Which brings us back to David. Played by Michael Fassbender in Prometheus, David was a stand-in for a being who has become more powerful than its creator. Much of sci-fi history has been conceived around the idea of what happens when men become gods, reversing the hierarchy in a way that usually leads to disaster. Creation is generally considered a godlike act, so the arc of David overtaking his creators has parallels to man thinking himself a god. By the end of his two-movie arc (which, now, sadly looks unlikely to be completed), David has full control of his ship and its cargo, including humans and alien embryos, playing interstellar god. He is, in many ways, where Wendy is at the end of Alien: Earth: getting ready to rule. And don’t forget that he too was created as a step on an evolutionary ladder, much like Wendy exists as a quest for immortality that has overtaken its creator.

Of course, Wendy has more human connections to provide moral quandaries, including her loyalty to her brother and the other Lost Boys. But we saw her question Joe’s actions in the season’s penultimate episode and, crucially, see her exerting hierarchy over the other Lost Boys in the final chapter. She’s not one of them anymore. She’s Wendy Darling, the favorite. 

At the end of J.M. Barrie’s book, Wendy returns to Peter a year after their adventures in Neverland, but he doesn’t remember her. It’s a common theme in children’s literature in that Wendy has to grow up and put Tinker Bell, the Lost Boys, and Hook in her memory. It feels like Hawley’s Wendy has done the same at the end of “The Real Monsters,” although it’s interesting that he and episode co-writer Migizi Pensoneau nod to the epilogue that Barrie wrote. In When Wendy Grew Up, An Afterthought, Peter comes back to Wendy, but she’s got a daughter named Jane, and Wendy is the one who doesn’t remember. In Alien: Earth, the Lost Boy known as Curly becomes Jane, furthering the idea that Wendy is now superior: She’s a “mother,” another word that has weighted meaning in the Alien universe.

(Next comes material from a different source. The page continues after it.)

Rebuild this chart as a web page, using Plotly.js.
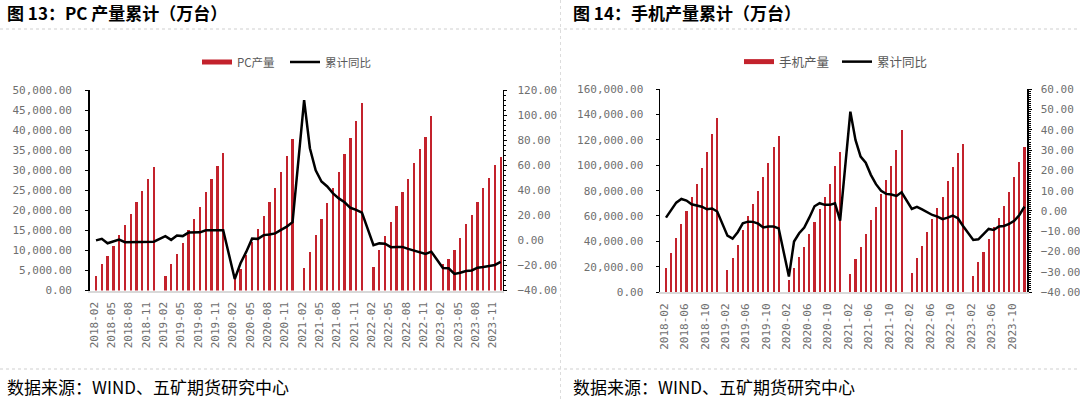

And none of the above speculation even touches on The Eye taking over Arthur like a crab entering a new shell and what that says about evolution (and the badass potential of that subplot). One of the great joys of this first season has been how unpredictably Hawley has woven the themes of previous Alien lore into something that feels both connected and new. What if Wendy isn’t Ripley or David? She could be something altogether different, a blending of things fans know and love about both characters. An evolution. A real hybrid.